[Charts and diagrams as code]

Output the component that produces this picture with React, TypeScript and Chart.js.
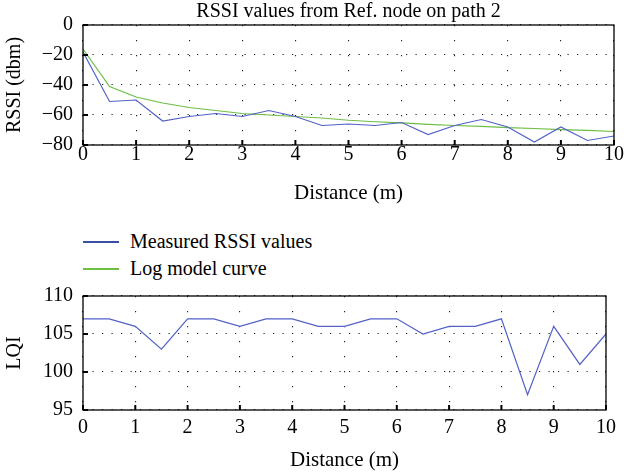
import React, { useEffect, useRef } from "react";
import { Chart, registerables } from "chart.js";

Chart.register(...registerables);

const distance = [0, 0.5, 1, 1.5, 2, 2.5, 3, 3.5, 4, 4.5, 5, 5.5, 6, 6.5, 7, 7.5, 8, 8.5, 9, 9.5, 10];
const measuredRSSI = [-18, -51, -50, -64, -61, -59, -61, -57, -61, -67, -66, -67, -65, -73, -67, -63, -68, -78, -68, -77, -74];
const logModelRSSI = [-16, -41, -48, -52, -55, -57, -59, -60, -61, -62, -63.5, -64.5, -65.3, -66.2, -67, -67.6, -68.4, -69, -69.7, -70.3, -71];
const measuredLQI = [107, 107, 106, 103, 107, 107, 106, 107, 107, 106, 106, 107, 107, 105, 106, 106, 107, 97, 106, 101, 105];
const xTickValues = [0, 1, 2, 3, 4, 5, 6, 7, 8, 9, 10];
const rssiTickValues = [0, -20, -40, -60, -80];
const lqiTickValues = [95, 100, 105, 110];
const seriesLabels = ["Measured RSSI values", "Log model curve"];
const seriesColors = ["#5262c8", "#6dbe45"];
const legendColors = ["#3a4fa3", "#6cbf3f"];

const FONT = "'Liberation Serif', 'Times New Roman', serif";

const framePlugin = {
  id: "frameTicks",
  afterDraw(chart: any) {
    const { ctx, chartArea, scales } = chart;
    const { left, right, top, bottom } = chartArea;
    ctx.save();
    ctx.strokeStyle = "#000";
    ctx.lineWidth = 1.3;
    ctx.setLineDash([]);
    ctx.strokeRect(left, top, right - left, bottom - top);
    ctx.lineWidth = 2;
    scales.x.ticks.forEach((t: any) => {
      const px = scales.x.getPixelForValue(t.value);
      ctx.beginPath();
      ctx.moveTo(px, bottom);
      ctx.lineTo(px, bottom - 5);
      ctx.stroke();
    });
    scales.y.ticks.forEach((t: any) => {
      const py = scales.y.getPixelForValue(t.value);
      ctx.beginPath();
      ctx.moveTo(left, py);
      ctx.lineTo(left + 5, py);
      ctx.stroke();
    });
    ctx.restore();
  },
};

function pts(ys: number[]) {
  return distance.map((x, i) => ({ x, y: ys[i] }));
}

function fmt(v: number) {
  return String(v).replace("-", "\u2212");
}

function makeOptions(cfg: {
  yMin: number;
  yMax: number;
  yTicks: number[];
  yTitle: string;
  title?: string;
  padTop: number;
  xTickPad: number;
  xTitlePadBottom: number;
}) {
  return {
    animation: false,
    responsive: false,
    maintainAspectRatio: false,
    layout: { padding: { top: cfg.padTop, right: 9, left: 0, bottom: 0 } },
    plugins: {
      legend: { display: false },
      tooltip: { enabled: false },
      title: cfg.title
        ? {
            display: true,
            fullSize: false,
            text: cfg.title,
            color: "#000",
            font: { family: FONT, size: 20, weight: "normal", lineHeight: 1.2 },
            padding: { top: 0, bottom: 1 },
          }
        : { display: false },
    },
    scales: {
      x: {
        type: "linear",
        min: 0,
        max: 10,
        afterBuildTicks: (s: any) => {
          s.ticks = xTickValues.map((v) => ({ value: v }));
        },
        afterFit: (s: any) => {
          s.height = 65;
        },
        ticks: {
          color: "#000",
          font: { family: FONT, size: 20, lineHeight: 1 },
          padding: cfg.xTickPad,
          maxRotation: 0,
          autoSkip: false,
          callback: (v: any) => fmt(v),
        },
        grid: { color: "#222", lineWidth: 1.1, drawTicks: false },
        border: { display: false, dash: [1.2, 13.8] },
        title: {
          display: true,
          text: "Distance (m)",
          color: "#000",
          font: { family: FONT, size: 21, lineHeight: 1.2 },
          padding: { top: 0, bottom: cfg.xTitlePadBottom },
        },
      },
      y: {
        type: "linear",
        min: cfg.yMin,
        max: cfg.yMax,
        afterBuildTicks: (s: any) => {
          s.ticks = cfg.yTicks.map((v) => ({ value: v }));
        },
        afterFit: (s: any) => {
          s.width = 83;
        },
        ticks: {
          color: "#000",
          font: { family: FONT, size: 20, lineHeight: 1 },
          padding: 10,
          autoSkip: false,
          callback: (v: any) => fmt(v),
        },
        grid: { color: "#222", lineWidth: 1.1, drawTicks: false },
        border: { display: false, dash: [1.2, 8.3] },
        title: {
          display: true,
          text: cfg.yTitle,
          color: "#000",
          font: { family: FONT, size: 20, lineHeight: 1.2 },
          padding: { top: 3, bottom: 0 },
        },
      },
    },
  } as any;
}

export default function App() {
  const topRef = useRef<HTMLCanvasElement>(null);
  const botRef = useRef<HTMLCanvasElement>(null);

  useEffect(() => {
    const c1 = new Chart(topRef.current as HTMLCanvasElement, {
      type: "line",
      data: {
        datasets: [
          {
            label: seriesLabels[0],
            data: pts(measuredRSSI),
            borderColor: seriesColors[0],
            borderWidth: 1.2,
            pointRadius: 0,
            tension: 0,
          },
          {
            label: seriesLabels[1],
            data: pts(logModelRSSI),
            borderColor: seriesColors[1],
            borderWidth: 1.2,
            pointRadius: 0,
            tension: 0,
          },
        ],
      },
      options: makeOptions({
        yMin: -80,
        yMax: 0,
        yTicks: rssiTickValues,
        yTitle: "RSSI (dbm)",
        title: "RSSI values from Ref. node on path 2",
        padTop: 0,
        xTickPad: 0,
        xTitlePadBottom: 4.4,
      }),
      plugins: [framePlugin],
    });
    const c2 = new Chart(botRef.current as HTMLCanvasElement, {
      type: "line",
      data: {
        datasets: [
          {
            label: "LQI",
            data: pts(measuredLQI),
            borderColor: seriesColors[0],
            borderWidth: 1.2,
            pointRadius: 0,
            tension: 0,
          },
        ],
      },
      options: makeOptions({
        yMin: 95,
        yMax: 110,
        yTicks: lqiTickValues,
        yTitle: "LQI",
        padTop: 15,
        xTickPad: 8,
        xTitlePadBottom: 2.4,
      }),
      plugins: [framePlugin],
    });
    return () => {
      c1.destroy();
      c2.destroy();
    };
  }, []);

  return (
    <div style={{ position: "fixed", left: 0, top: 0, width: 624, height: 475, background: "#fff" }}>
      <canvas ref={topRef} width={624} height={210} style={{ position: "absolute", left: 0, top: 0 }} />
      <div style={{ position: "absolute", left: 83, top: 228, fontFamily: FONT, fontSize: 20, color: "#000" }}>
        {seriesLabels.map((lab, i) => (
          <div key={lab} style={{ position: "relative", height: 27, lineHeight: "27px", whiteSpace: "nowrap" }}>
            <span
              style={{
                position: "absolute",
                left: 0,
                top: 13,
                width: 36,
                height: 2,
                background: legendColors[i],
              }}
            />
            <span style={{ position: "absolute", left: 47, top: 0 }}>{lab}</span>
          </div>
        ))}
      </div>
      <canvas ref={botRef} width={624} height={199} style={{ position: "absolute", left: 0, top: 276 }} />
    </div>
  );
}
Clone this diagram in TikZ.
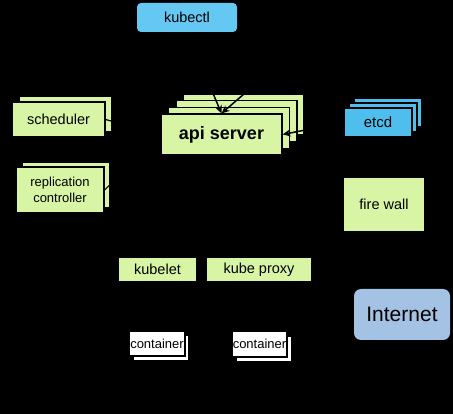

# [YOUR OBJECTIVE]
Write out an exact copy of the listing, first line through the line containing "Serif', 'Times New", with the pictures left out.

# [PROBLEM SOLUTION]
Output the component that produces this picture with React, TypeScript and Chart.js.
import React, { useEffect, useRef } from "react";
import { Chart, registerables } from "chart.js";

Chart.register(...registerables);

const distance = [0, 0.5, 1, 1.5, 2, 2.5, 3, 3.5, 4, 4.5, 5, 5.5, 6, 6.5, 7, 7.5, 8, 8.5, 9, 9.5, 10];
const measuredRSSI = [-18, -51, -50, -64, -61, -59, -61, -57, -61, -67, -66, -67, -65, -73, -67, -63, -68, -78, -68, -77, -74];
const logModelRSSI = [-16, -41, -48, -52, -55, -57, -59, -60, -61, -62, -63.5, -64.5, -65.3, -66.2, -67, -67.6, -68.4, -69, -69.7, -70.3, -71];
const measuredLQI = [107, 107, 106, 103, 107, 107, 106, 107, 107, 106, 106, 107, 107, 105, 106, 106, 107, 97, 106, 101, 105];
const xTickValues = [0, 1, 2, 3, 4, 5, 6, 7, 8, 9, 10];
const rssiTickValues = [0, -20, -40, -60, -80];
const lqiTickValues = [95, 100, 105, 110];
const seriesLabels = ["Measured RSSI values", "Log model curve"];
const seriesColors = ["#5262c8", "#6dbe45"];
const legendColors = ["#3a4fa3", "#6cbf3f"];

const FONT = "'Liberation Serif', 'Times New Roman', serif";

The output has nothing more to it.